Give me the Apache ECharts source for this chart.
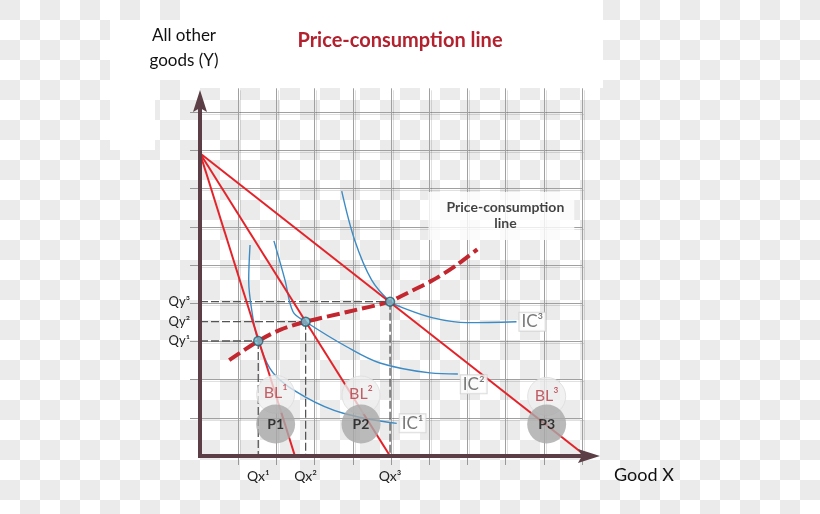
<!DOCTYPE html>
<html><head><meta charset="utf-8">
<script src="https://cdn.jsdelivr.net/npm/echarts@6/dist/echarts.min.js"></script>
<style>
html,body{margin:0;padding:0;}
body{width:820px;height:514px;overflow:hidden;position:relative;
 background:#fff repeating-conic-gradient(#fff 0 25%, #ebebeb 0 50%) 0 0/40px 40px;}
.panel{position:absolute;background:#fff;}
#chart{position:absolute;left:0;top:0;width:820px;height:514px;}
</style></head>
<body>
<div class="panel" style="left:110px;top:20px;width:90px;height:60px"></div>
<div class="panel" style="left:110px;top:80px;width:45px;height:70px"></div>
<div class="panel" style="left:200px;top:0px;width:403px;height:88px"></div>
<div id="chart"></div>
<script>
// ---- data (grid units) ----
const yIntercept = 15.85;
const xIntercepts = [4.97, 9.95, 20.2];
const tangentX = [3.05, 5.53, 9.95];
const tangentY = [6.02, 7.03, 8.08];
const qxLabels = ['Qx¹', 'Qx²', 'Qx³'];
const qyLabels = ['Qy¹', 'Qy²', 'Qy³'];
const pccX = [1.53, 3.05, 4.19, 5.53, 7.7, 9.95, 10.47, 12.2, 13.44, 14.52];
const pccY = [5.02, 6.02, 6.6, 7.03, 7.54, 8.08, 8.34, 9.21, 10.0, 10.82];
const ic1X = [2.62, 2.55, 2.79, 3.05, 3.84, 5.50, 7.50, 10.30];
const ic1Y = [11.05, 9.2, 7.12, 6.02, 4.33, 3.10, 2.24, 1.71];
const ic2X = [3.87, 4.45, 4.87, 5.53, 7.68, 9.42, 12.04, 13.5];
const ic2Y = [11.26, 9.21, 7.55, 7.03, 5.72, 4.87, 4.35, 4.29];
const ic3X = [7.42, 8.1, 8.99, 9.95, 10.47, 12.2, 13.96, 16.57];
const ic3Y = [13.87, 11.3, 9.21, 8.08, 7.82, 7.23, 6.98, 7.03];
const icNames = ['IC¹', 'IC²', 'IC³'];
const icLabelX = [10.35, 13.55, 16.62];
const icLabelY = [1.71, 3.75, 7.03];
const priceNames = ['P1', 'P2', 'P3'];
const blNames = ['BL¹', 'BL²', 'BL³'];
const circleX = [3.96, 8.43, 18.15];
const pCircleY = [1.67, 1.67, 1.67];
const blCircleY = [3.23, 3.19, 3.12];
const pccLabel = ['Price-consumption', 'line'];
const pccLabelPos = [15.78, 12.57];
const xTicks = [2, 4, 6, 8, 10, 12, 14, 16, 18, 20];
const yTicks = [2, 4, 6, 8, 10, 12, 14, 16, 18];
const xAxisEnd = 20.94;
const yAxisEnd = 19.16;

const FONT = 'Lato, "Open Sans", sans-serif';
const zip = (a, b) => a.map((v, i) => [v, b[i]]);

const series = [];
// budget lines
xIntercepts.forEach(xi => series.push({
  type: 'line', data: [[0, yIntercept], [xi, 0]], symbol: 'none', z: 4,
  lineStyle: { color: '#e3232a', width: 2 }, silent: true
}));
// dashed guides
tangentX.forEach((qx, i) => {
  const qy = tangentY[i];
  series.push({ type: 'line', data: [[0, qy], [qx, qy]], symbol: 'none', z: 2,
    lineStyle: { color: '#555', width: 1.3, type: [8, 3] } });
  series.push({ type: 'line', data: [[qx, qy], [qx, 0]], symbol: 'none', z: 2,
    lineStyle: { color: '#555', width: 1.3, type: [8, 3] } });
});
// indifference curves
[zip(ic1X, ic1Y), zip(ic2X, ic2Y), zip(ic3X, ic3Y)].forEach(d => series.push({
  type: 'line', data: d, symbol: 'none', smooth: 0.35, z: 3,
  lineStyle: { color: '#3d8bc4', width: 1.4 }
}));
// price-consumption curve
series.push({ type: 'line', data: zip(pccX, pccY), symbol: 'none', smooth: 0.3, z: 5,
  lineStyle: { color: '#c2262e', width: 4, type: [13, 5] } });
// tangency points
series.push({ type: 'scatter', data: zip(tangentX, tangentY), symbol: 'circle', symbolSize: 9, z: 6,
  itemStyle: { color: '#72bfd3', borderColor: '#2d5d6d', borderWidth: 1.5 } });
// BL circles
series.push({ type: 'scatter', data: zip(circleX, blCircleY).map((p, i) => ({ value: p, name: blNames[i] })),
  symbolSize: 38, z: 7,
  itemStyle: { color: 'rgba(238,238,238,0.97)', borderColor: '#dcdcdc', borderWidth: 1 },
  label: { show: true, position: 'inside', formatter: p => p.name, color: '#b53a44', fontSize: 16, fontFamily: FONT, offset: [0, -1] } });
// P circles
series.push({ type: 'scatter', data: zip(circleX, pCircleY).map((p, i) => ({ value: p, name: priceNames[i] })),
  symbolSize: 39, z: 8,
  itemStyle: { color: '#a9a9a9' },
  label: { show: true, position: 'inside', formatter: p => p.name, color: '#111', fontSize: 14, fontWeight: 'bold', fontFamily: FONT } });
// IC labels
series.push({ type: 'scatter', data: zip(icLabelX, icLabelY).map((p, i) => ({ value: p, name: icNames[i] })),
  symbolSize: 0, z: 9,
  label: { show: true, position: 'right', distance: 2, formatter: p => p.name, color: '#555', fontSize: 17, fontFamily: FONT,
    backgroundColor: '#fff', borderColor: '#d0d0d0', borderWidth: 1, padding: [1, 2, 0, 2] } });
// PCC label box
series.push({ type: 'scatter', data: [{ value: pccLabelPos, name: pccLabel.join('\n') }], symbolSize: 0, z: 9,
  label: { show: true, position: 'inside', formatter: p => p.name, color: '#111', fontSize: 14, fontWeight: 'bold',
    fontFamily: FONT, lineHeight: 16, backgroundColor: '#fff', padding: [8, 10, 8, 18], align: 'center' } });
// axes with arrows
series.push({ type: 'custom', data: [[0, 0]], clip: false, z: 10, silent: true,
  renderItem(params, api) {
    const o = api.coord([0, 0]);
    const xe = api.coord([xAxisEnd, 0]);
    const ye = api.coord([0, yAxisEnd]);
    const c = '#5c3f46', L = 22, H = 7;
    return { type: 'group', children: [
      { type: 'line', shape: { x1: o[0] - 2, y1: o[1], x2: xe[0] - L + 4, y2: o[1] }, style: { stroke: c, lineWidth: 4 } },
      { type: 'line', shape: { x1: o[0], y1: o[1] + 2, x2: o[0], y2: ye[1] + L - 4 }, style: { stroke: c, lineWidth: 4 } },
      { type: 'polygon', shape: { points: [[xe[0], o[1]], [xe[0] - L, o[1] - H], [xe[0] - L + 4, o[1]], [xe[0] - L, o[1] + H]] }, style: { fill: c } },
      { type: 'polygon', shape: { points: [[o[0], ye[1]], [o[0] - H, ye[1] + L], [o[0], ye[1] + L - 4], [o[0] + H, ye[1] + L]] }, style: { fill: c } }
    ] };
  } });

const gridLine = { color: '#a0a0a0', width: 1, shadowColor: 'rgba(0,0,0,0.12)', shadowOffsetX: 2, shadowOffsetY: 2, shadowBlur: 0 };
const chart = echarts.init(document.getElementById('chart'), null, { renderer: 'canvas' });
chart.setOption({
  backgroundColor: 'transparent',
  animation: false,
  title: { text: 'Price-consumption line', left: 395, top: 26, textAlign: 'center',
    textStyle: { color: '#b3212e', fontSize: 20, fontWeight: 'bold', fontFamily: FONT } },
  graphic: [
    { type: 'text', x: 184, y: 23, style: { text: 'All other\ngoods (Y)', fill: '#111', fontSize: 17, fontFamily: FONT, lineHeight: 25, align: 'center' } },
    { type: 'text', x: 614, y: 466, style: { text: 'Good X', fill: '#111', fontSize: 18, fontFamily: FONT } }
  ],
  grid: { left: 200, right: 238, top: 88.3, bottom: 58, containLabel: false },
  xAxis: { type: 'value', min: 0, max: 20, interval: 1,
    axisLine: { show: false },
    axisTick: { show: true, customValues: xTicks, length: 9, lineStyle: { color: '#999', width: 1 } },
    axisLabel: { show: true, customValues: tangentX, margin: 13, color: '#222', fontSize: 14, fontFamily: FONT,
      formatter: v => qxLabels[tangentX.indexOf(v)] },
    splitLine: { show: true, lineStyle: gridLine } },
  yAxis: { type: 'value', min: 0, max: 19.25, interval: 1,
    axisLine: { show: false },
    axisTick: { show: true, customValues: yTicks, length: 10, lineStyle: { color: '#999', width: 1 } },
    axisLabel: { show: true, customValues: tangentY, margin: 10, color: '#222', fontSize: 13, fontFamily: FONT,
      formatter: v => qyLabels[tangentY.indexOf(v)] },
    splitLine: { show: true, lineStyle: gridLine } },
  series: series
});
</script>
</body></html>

----

> [Directions]: Give again, word for word, every line from the top of the data above to the line holding "const zip = (a, b)", inclusive, with the pictures left out.

> [Answer to this problem]:
Give me the Apache ECharts source for this chart.
<!DOCTYPE html>
<html><head><meta charset="utf-8">
<script src="https://cdn.jsdelivr.net/npm/echarts@6/dist/echarts.min.js"></script>
<style>
html,body{margin:0;padding:0;}
body{width:820px;height:514px;overflow:hidden;position:relative;
 background:#fff repeating-conic-gradient(#fff 0 25%, #ebebeb 0 50%) 0 0/40px 40px;}
.panel{position:absolute;background:#fff;}
#chart{position:absolute;left:0;top:0;width:820px;height:514px;}
</style></head>
<body>
<div class="panel" style="left:110px;top:20px;width:90px;height:60px"></div>
<div class="panel" style="left:110px;top:80px;width:45px;height:70px"></div>
<div class="panel" style="left:200px;top:0px;width:403px;height:88px"></div>
<div id="chart"></div>
<script>
// ---- data (grid units) ----
const yIntercept = 15.85;
const xIntercepts = [4.97, 9.95, 20.2];
const tangentX = [3.05, 5.53, 9.95];
const tangentY = [6.02, 7.03, 8.08];
const qxLabels = ['Qx¹', 'Qx²', 'Qx³'];
const qyLabels = ['Qy¹', 'Qy²', 'Qy³'];
const pccX = [1.53, 3.05, 4.19, 5.53, 7.7, 9.95, 10.47, 12.2, 13.44, 14.52];
const pccY = [5.02, 6.02, 6.6, 7.03, 7.54, 8.08, 8.34, 9.21, 10.0, 10.82];
const ic1X = [2.62, 2.55, 2.79, 3.05, 3.84, 5.50, 7.50, 10.30];
const ic1Y = [11.05, 9.2, 7.12, 6.02, 4.33, 3.10, 2.24, 1.71];
const ic2X = [3.87, 4.45, 4.87, 5.53, 7.68, 9.42, 12.04, 13.5];
const ic2Y = [11.26, 9.21, 7.55, 7.03, 5.72, 4.87, 4.35, 4.29];
const ic3X = [7.42, 8.1, 8.99, 9.95, 10.47, 12.2, 13.96, 16.57];
const ic3Y = [13.87, 11.3, 9.21, 8.08, 7.82, 7.23, 6.98, 7.03];
const icNames = ['IC¹', 'IC²', 'IC³'];
const icLabelX = [10.35, 13.55, 16.62];
const icLabelY = [1.71, 3.75, 7.03];
const priceNames = ['P1', 'P2', 'P3'];
const blNames = ['BL¹', 'BL²', 'BL³'];
const circleX = [3.96, 8.43, 18.15];
const pCircleY = [1.67, 1.67, 1.67];
const blCircleY = [3.23, 3.19, 3.12];
const pccLabel = ['Price-consumption', 'line'];
const pccLabelPos = [15.78, 12.57];
const xTicks = [2, 4, 6, 8, 10, 12, 14, 16, 18, 20];
const yTicks = [2, 4, 6, 8, 10, 12, 14, 16, 18];
const xAxisEnd = 20.94;
const yAxisEnd = 19.16;

const FONT = 'Lato, "Open Sans", sans-serif';
const zip = (a, b) => a.map((v, i) => [v, b[i]]);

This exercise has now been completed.